Prince Ali says he is getting good feedback from federations on his global travels

(WFI) Prince Ali Bin Al-Hussein tells INSIDER he doesn’t believe Sepp Blatter has a stranglehold of support on any continent.

Confederation of African Football president Issa Hayatou on Wednesday pledged the support of all of CAF’s 54 member federations to help the Swiss win a fifth term as FIFA president. However, there was no CAF resolution to back Blatter and no standing ovation.

Speaking to INSIDER, the Jordanian was dismissive of the notion that the 79-year-old has a lock on any of the six confederations, emphasizing that it is the football federations who will cast their votes.

“I have never looked at this word ‘strongholds’ from one place to another. This is a world election,” Ali said.

“Every national association should be allowed to vote without any form of intimidation from any officials. I hope that that’s respected by all.”

Asked how confident he is in winning votes from African FAs, a majority of whom have been loyal to Blatter over many years, Prince Ali took a dig at the FIFA chief.

“What this is about is the future of FIFA and FIFA is for the world. In the past, obviously people have been very savvy politically to divide confederations along different lines,” he said.

“I want to do the opposite. I want to get everybody together in a vision for how this organisation should be run and not play the games others have played and might still be playing right now.

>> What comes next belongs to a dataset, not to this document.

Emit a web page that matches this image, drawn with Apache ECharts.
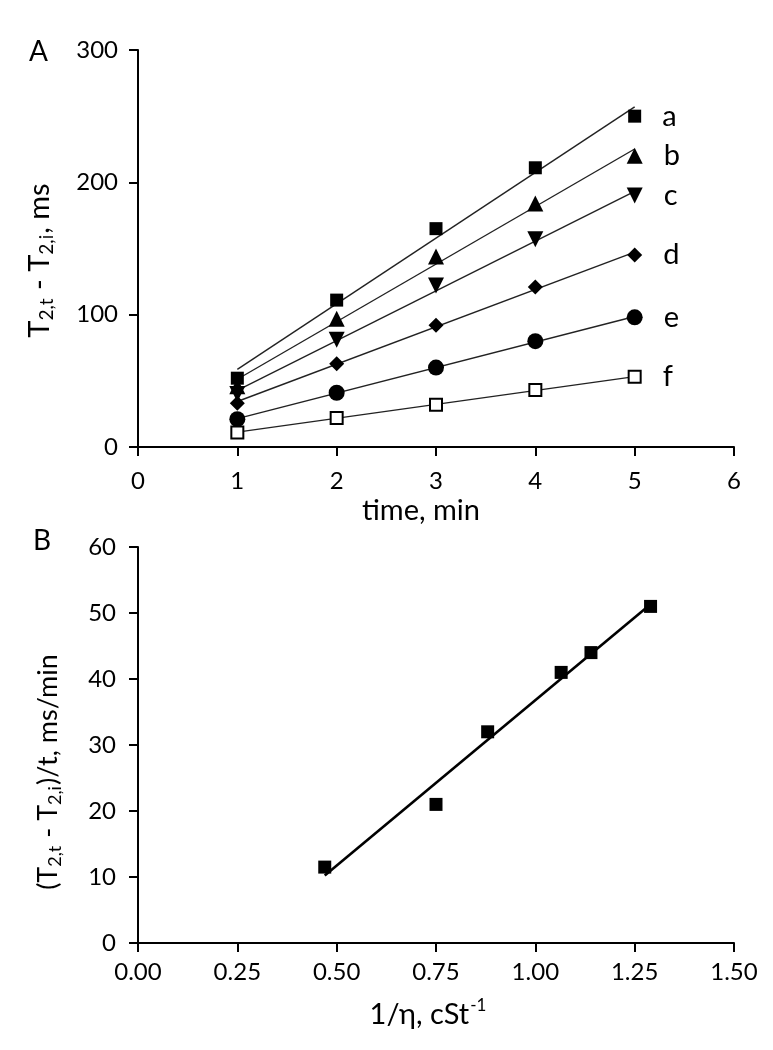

I am there to serve football for the world over, no matter how large or small a federation is.”

The 39-year-old outgoing FIFA vice president used the launch of his manifesto on Monday to criticize Blatter’s leadership of world football’s governing body, which has been dogged by scandals over the past few years.

Rotation of the World Cup around the continents is a key pledge in his manifesto titled ‘A FIFA Worthy of the World’s Game’. Ali said the FIFA showpiece could even be played in different countries like UEFA’s Euro 2020 tournament, which is being hosted in 13 nations.

Ali also cautioned against expanding the World Cup beyond the current 32-nation format. And he again criticized the plan to reallocate the slots for each confederation for future tournaments at a meeting on May 29, saying a proper debate was needed.

He called for a change at the top of FIFA to restore its reputation and avoid problems attracting commercial partners.

Some major sponsors have chosen not to extend their partnerships with FIFA due to the wave of corruption scandals that have tarnished Blatter’s organisation.

Critical Moments in FIFA Race

Prince Ali told INSIDER that his proposals for a major FIFA facelift reflected the discussions he has had with some of the 209 global federations on the campaign trail.

“The important thing is to sit down and talk with them. I am very happy with the discussions I have had in Africa and across the world,” he said.

“My focus is on the national associations, their interests and how they want football to develop in the future

His vision: a FIFA that is a service organisation and a model of good governance

and the leadership style they think applies the best way.”

Criss-crossing the globe, he insisted he had been “getting a good eye for many of the challenges”.

Of the mood in his campaign camp, he said: “I am very confident that I am trying my best, doing my best. I hope that come May 29 the outcome will be something new for the organisation. I am putting my all into winning the presidency.”

With the CONCACAF and AFC congresses taking place later this month, the next few weeks are critical moments in the race for the FIFA presidency. Dutch FA president Michael van Praag and former Portugal star Luis Figo are also challenging Blatter.

Through his experience in heading the Jordanian FA and four years as a FIFA vice president, Ali said he wanted to show the national associations that he was willing to listen and learn and underline his presidential credentials “to take this organization forward in the future”.

Asked if he had concerns about Blatter’s campaign style – whether he might be using his FIFA role to lobby for votes – Prince Ali warned that he would remain vigilant that all candidates were adhering to FIFA’s strict code of conduct for the election.

“He still remains president of FIFA until May 29,” he said. “Having said that, I hope people keep to their word and the [FIFA] administration doesn’t get involved in the election process itself, which is a concern, and that this is a fair, clean and proper election. I will give the benefit of the doubt unless I see otherwise.”

Vowing to improve the governance of FIFA and its transparency, Prince Ali plans to make public the salaries and compensation paid to the president and ExCo members.

He is firmly behind IOC president Thomas Bach’s bid for greater transparency in the sports movement. The compensation packages for IOC members including Bach were made public last week.

“I have been observing what he has been doing and the vision for 2020. I think it’s extremely commendable,” Ali said.
“I think it’s great that organisations are moving in that way. I will obviously be taking that sort of outlook for the future of FIFA.”

The Jordanian believes Blatter has failed to turn the organization around in the wake of the World Cup bribery scandals, despite a reforms package. He points to the failure to implement several recommendations of FIFA’s former anti-corruption chief Mark Pieth.

He added: “I do believe also Mark Pieth’s recommendations should be implemented.

“We know where the reputation of FIFA is right now. It’s very unfair for people in the football world doing their best, and the only way to bring back confidence is to be open and transparent.”